Legal Services Corporation

Grantee Attorneys' Handling of Migrant Farmworker Disputes With Growers Gao ID: HRD-90-144 September 24, 1990

Pursuant to a congressional request, GAO provided information on the activities of Legal Services Corporation (LSC) grantees that provide legal services to migrant and seasonal farmworkers in seven states.

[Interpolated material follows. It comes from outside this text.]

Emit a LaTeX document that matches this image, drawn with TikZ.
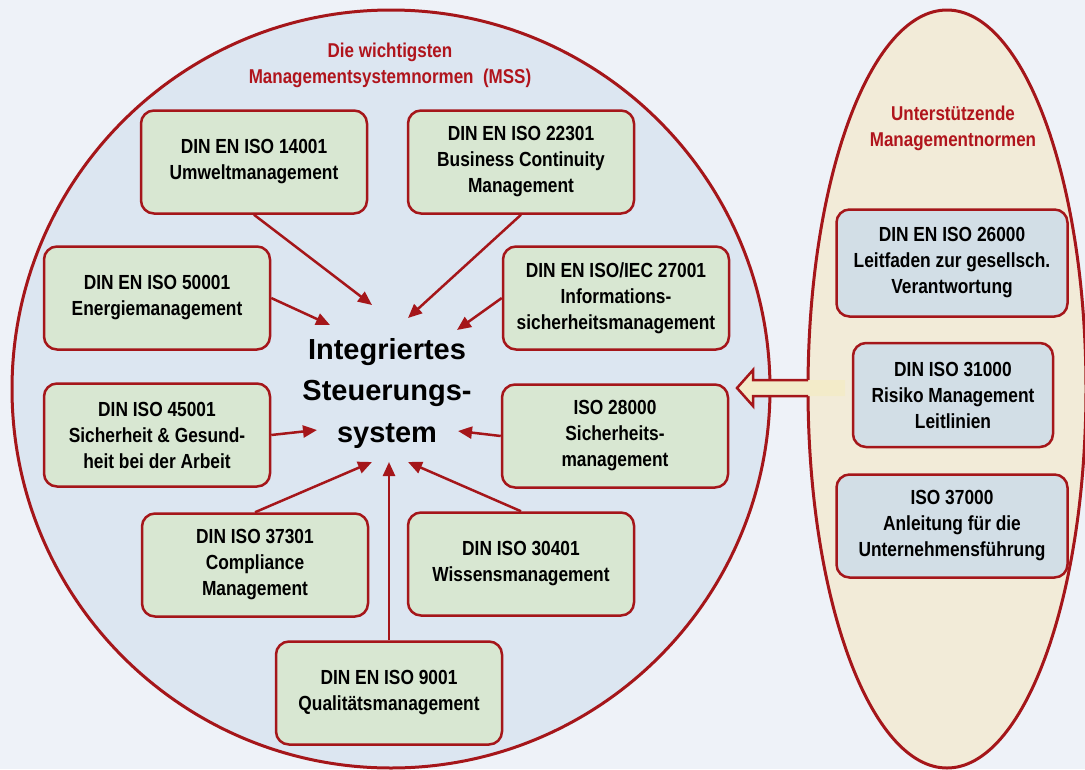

GAO found that: (1) grantee attorneys in 4 states reported that about 66 percent of closed cases between 1985 through 1988 were against growers, while attorneys in 30 other states reported that 23 percent of closed cases were against growers; (2) the higher incidence of migrant farmworker disputes against growers in those four states could be attributed to such factors as extensive growth of hand-harvested crops, the greater use of farm labor contractors, and the characteristics of migrant farmworkers; (3) grantees' priority-setting procedures varied widely; (4) farmworker disputes against growers typically involved failure to pay wages for hours worked and other wage-related issues, failure to pay minimum wage rates, misrepresenting working conditions, and violating housing standards; (5) 1987 and 1988 statistics showed that grantees resolved over 80 percent of migrant employment cases through negotiated settlements; (6) state organizations responsible for enforcing standards of conduct for attorneys reported no public disciplinary actions against any attorney employed by the six reviewed grantees from 1985 to 1988; (7) unless the migrant farmworkers feared retaliation, grantee attorneys generally released farmworkers' names to growers and their attorneys; (8) laws in the reviewed states generally paralleled or exceeded a professional organization's model rules governing control over grantee client trust accounts; and (9) a grantee providing legal and technical assistance to other grantees estimated that it spent about 38 percent of its $547,649 grant in representing or acting as primary counsel or cocounsel for migrant farmworkers.